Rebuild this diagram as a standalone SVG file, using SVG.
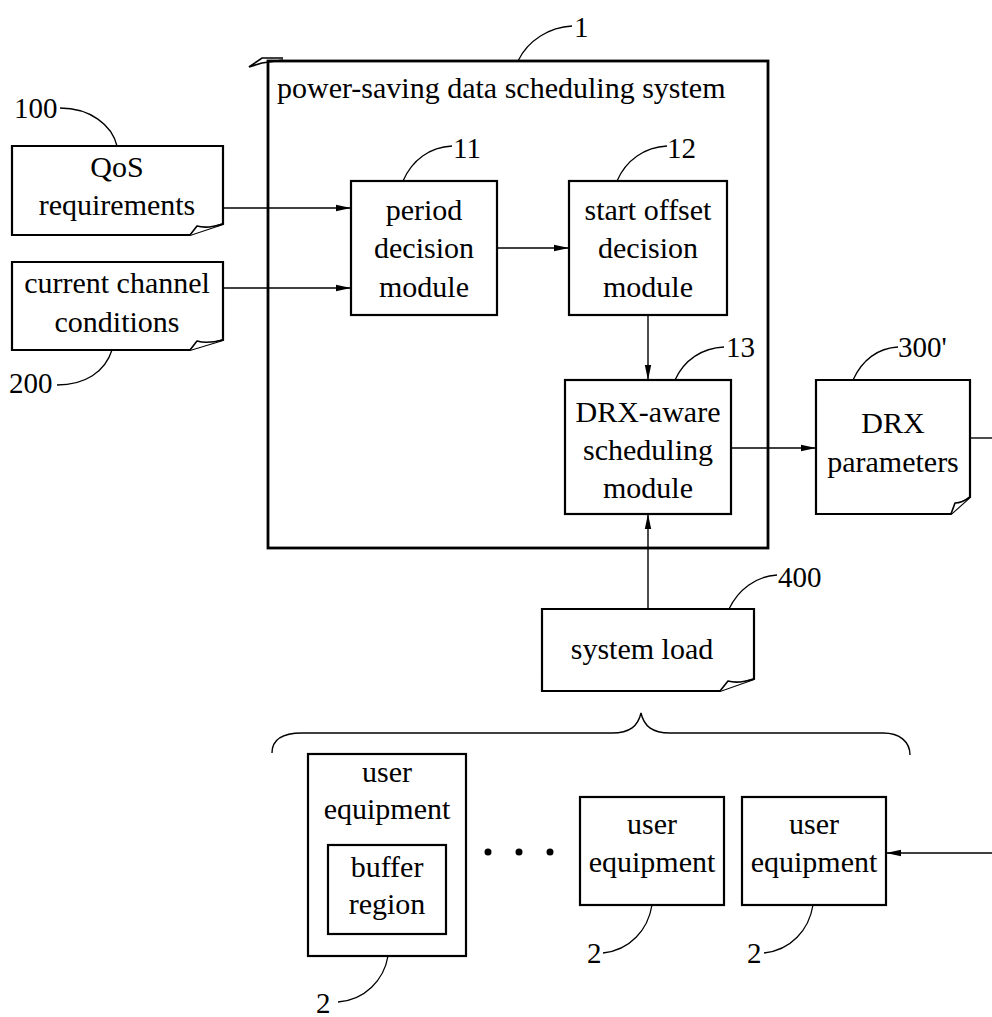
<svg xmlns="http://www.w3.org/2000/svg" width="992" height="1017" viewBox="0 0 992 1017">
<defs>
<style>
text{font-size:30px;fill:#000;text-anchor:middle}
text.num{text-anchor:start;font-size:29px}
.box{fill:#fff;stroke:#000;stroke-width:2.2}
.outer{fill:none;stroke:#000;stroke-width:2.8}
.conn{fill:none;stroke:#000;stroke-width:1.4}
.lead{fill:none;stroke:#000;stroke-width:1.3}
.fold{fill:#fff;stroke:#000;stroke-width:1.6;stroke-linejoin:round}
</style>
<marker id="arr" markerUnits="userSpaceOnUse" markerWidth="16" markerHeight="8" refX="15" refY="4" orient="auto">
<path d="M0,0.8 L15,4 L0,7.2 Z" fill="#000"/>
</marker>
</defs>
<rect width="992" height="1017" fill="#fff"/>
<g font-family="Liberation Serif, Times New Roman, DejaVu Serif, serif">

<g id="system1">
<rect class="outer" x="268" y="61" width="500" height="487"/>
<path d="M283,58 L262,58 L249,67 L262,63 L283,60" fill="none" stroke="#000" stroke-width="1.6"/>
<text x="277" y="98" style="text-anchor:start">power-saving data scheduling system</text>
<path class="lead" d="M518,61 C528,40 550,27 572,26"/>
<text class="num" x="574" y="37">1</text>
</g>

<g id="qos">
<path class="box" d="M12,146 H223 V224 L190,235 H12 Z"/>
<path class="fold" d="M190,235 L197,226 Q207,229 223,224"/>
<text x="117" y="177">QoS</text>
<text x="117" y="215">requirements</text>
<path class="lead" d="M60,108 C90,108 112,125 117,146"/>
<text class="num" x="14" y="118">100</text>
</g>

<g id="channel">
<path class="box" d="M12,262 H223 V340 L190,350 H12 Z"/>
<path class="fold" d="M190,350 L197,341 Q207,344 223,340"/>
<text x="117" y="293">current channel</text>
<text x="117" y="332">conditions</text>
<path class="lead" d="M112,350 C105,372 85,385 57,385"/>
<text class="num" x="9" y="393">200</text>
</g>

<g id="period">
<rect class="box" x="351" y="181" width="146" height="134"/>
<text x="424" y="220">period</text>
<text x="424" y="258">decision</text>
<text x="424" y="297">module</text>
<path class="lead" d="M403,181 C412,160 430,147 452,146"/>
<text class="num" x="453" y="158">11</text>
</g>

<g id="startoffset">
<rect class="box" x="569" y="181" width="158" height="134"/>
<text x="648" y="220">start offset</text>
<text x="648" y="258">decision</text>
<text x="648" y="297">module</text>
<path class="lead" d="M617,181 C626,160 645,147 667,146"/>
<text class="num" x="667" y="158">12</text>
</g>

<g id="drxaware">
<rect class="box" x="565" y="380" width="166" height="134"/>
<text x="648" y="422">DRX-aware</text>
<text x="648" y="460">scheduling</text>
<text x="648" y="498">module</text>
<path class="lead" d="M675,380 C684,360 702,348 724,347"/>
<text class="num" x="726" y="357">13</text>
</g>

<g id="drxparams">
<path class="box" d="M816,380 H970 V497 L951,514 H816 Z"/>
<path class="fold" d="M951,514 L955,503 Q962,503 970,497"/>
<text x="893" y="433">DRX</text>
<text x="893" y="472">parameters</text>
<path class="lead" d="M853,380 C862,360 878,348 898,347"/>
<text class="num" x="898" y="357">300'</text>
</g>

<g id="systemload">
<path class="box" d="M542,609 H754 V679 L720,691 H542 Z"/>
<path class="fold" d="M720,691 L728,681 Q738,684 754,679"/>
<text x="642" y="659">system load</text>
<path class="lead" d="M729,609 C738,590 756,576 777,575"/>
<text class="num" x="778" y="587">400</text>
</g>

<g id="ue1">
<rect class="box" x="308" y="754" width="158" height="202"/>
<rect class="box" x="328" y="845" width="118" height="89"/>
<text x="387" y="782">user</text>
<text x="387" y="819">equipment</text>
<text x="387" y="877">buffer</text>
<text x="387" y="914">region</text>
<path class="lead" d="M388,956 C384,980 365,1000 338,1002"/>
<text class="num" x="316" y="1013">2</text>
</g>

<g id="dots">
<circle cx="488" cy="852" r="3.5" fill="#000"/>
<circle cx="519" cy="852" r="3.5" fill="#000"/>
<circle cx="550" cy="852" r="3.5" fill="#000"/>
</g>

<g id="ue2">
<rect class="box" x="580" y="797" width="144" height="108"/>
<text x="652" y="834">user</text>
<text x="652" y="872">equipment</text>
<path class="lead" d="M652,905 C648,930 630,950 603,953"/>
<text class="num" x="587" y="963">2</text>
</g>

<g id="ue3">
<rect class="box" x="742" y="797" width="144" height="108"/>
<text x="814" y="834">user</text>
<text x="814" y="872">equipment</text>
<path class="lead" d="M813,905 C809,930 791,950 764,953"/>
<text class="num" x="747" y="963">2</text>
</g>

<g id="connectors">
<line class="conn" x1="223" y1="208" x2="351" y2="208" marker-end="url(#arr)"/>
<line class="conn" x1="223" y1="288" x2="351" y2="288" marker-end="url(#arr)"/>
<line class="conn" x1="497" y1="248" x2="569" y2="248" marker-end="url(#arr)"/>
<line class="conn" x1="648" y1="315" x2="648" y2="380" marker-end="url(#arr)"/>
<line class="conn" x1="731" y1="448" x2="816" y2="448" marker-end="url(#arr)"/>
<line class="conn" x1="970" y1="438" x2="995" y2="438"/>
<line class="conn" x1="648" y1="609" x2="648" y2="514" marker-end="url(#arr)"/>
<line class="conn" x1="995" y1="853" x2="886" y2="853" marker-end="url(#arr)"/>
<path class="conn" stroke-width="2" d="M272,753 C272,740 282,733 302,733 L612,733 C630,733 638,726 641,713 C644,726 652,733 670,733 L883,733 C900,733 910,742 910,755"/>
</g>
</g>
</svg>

------

Brief =
Retype each line of the listing above word for word. Exclude the pictures.

Solution for this task =
Rebuild this diagram as a standalone SVG file, using SVG.
<svg xmlns="http://www.w3.org/2000/svg" width="992" height="1017" viewBox="0 0 992 1017">
<defs>
<style>
text{font-size:30px;fill:#000;text-anchor:middle}
text.num{text-anchor:start;font-size:29px}
.box{fill:#fff;stroke:#000;stroke-width:2.2}
.outer{fill:none;stroke:#000;stroke-width:2.8}
.conn{fill:none;stroke:#000;stroke-width:1.4}
.lead{fill:none;stroke:#000;stroke-width:1.3}
.fold{fill:#fff;stroke:#000;stroke-width:1.6;stroke-linejoin:round}
</style>
<marker id="arr" markerUnits="userSpaceOnUse" markerWidth="16" markerHeight="8" refX="15" refY="4" orient="auto">
<path d="M0,0.8 L15,4 L0,7.2 Z" fill="#000"/>
</marker>
</defs>
<rect width="992" height="1017" fill="#fff"/>
<g font-family="Liberation Serif, Times New Roman, DejaVu Serif, serif">

<g id="system1">
<rect class="outer" x="268" y="61" width="500" height="487"/>
<path d="M283,58 L262,58 L249,67 L262,63 L283,60" fill="none" stroke="#000" stroke-width="1.6"/>
<text x="277" y="98" style="text-anchor:start">power-saving data scheduling system</text>
<path class="lead" d="M518,61 C528,40 550,27 572,26"/>
<text class="num" x="574" y="37">1</text>
</g>

<g id="qos">
<path class="box" d="M12,146 H223 V224 L190,235 H12 Z"/>
<path class="fold" d="M190,235 L197,226 Q207,229 223,224"/>
<text x="117" y="177">QoS</text>
<text x="117" y="215">requirements</text>
<path class="lead" d="M60,108 C90,108 112,125 117,146"/>
<text class="num" x="14" y="118">100</text>
</g>

<g id="channel">
<path class="box" d="M12,262 H223 V340 L190,350 H12 Z"/>
<path class="fold" d="M190,350 L197,341 Q207,344 223,340"/>
<text x="117" y="293">current channel</text>
<text x="117" y="332">conditions</text>
<path class="lead" d="M112,350 C105,372 85,385 57,385"/>
<text class="num" x="9" y="393">200</text>
</g>

<g id="period">
<rect class="box" x="351" y="181" width="146" height="134"/>
<text x="424" y="220">period</text>
<text x="424" y="258">decision</text>
<text x="424" y="297">module</text>
<path class="lead" d="M403,181 C412,160 430,147 452,146"/>
<text class="num" x="453" y="158">11</text>
</g>

<g id="startoffset">
<rect class="box" x="569" y="181" width="158" height="134"/>
<text x="648" y="220">start offset</text>
<text x="648" y="258">decision</text>
<text x="648" y="297">module</text>
<path class="lead" d="M617,181 C626,160 645,147 667,146"/>
<text class="num" x="667" y="158">12</text>
</g>

<g id="drxaware">
<rect class="box" x="565" y="380" width="166" height="134"/>
<text x="648" y="422">DRX-aware</text>
<text x="648" y="460">scheduling</text>
<text x="648" y="498">module</text>
<path class="lead" d="M675,380 C684,360 702,348 724,347"/>
<text class="num" x="726" y="357">13</text>
</g>

<g id="drxparams">
<path class="box" d="M816,380 H970 V497 L951,514 H816 Z"/>
<path class="fold" d="M951,514 L955,503 Q962,503 970,497"/>
<text x="893" y="433">DRX</text>
<text x="893" y="472">parameters</text>
<path class="lead" d="M853,380 C862,360 878,348 898,347"/>
<text class="num" x="898" y="357">300'</text>
</g>

<g id="systemload">
<path class="box" d="M542,609 H754 V679 L720,691 H542 Z"/>
<path class="fold" d="M720,691 L728,681 Q738,684 754,679"/>
<text x="642" y="659">system load</text>
<path class="lead" d="M729,609 C738,590 756,576 777,575"/>
<text class="num" x="778" y="587">400</text>
</g>

<g id="ue1">
<rect class="box" x="308" y="754" width="158" height="202"/>
<rect class="box" x="328" y="845" width="118" height="89"/>
<text x="387" y="782">user</text>
<text x="387" y="819">equipment</text>
<text x="387" y="877">buffer</text>
<text x="387" y="914">region</text>
<path class="lead" d="M388,956 C384,980 365,1000 338,1002"/>
<text class="num" x="316" y="1013">2</text>
</g>

<g id="dots">
<circle cx="488" cy="852" r="3.5" fill="#000"/>
<circle cx="519" cy="852" r="3.5" fill="#000"/>
<circle cx="550" cy="852" r="3.5" fill="#000"/>
</g>

<g id="ue2">
<rect class="box" x="580" y="797" width="144" height="108"/>
<text x="652" y="834">user</text>
<text x="652" y="872">equipment</text>
<path class="lead" d="M652,905 C648,930 630,950 603,953"/>
<text class="num" x="587" y="963">2</text>
</g>

<g id="ue3">
<rect class="box" x="742" y="797" width="144" height="108"/>
<text x="814" y="834">user</text>
<text x="814" y="872">equipment</text>
<path class="lead" d="M813,905 C809,930 791,950 764,953"/>
<text class="num" x="747" y="963">2</text>
</g>

<g id="connectors">
<line class="conn" x1="223" y1="208" x2="351" y2="208" marker-end="url(#arr)"/>
<line class="conn" x1="223" y1="288" x2="351" y2="288" marker-end="url(#arr)"/>
<line class="conn" x1="497" y1="248" x2="569" y2="248" marker-end="url(#arr)"/>
<line class="conn" x1="648" y1="315" x2="648" y2="380" marker-end="url(#arr)"/>
<line class="conn" x1="731" y1="448" x2="816" y2="448" marker-end="url(#arr)"/>
<line class="conn" x1="970" y1="438" x2="995" y2="438"/>
<line class="conn" x1="648" y1="609" x2="648" y2="514" marker-end="url(#arr)"/>
<line class="conn" x1="995" y1="853" x2="886" y2="853" marker-end="url(#arr)"/>
<path class="conn" stroke-width="2" d="M272,753 C272,740 282,733 302,733 L612,733 C630,733 638,726 641,713 C644,726 652,733 670,733 L883,733 C900,733 910,742 910,755"/>
</g>
</g>
</svg>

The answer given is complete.